La trama es compleja, como el mundo y la vida misma, pero su esencia es simple: queremos ganarle al destino y anteponer la luz ante las sombras, tanto en nuestro destino como en el amor. En la vida real, pocos lo logramos, porque es aplastante el peso de lo cotidiano. Pero nadie lo deja de soñar.
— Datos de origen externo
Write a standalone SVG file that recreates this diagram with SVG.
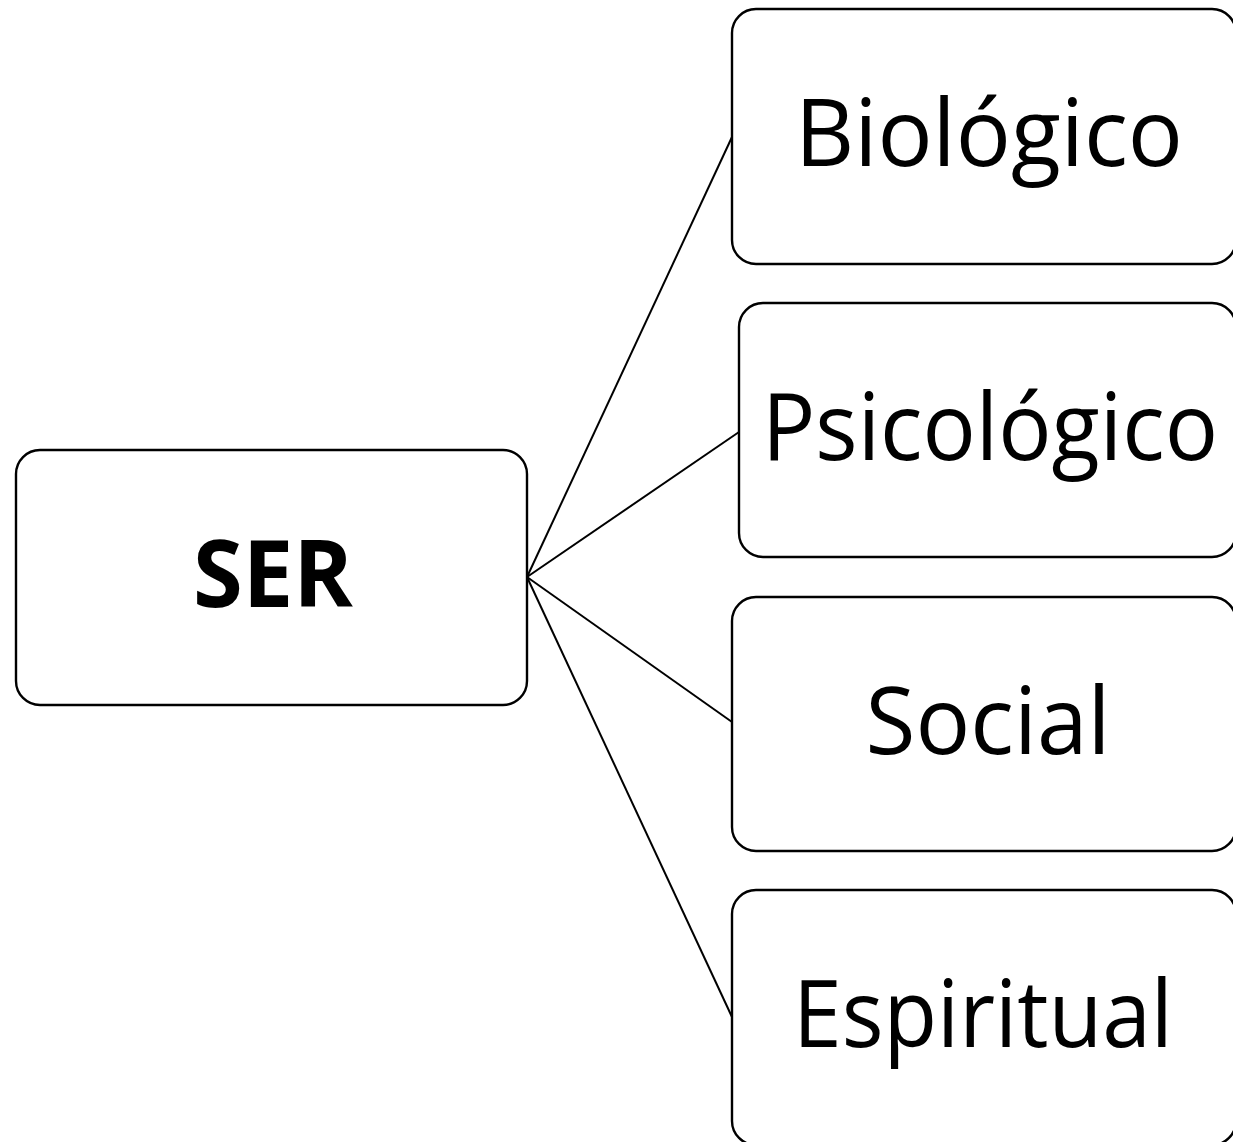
<svg xmlns="http://www.w3.org/2000/svg" width="1233" height="1142" viewBox="0 0 1233 1142">
<style>
.box{fill:#fff;stroke:#000;stroke-width:2.4}
.lbl{font-family:"Open Sans","Noto Sans","Liberation Sans",sans-serif;font-size:94px;fill:#000;text-anchor:middle}
.b{font-weight:bold}
.con line{stroke:#000;stroke-width:2}
</style>
<rect width="1233" height="1142" fill="#fff"/>
<g class="con" id="connectors">
<line x1="527" y1="577" x2="732" y2="137"/>
<line x1="527" y1="577" x2="739" y2="432"/>
<line x1="527" y1="577" x2="732" y2="722"/>
<line x1="527" y1="577" x2="732" y2="1017"/>
</g>
<g id="ser">
<rect class="box" x="16" y="450" width="511" height="255" rx="24"/>
<text class="lbl b" x="273" y="607" textLength="160" lengthAdjust="spacingAndGlyphs">SER</text>
</g>
<g id="biologico">
<rect class="box" x="732" y="9" width="504" height="255" rx="24"/>
<text class="lbl" x="989" y="166" textLength="388" lengthAdjust="spacingAndGlyphs">Biológico</text>
</g>
<g id="psicologico">
<rect class="box" x="739" y="303" width="497" height="254" rx="24"/>
<text class="lbl" x="990" y="460" textLength="456" lengthAdjust="spacingAndGlyphs">Psicológico</text>
</g>
<g id="social">
<rect class="box" x="732" y="597" width="504" height="254" rx="24"/>
<text class="lbl" x="988" y="754" textLength="245" lengthAdjust="spacingAndGlyphs">Social</text>
</g>
<g id="espiritual">
<rect class="box" x="732" y="890" width="504" height="255" rx="24"/>
<text class="lbl" x="983" y="1047" textLength="380" lengthAdjust="spacingAndGlyphs">Espiritual</text>
</g>
</svg>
Incluso los que ya han muerto en vida y resignado sus ilusiones siguen buscando en el cine, la literatura o en los sueños despiertos un indicio de la ficción soñada y perdida.
Por eso es tan importante la apuesta que hace Juan David: se la juega por reimplantar la ficción para que no olvidemos lo que dice el género musical del blues, ese que suena a tristeza azul: que podemos llorar, que nos duele el mundo, que nos parte el corazón, pero que si lloramos y sufrimos es para cantar las penas, sanarlas y volver a soñar en grande. Después de las sombras vendrá la luz si hay valientes míticos y reales dispuestos a enfrentarse a las bestias de la oscuridad; o si hay algún talento, como el de Juan David, dispuesto a jugarse la piel por contar una historia que no se resigne a lo cotidiano sino que esté motivada por el mismo deseo de los navegantes antiguos o de los hermanos Wright: conquistar el azul sea como sea.
El talento de su impresionante universo narrativo deslumbra, como cuando el azul del mar se funde con el del cielo y uno entiende la dimensión del mundo y, en este caso, del narrador. No es una promesa. Juan David ya es. Y su Tierra de Cordilleras ya existe, plagada de magia y fantasía, esperando ser conquistada por más y más lectores.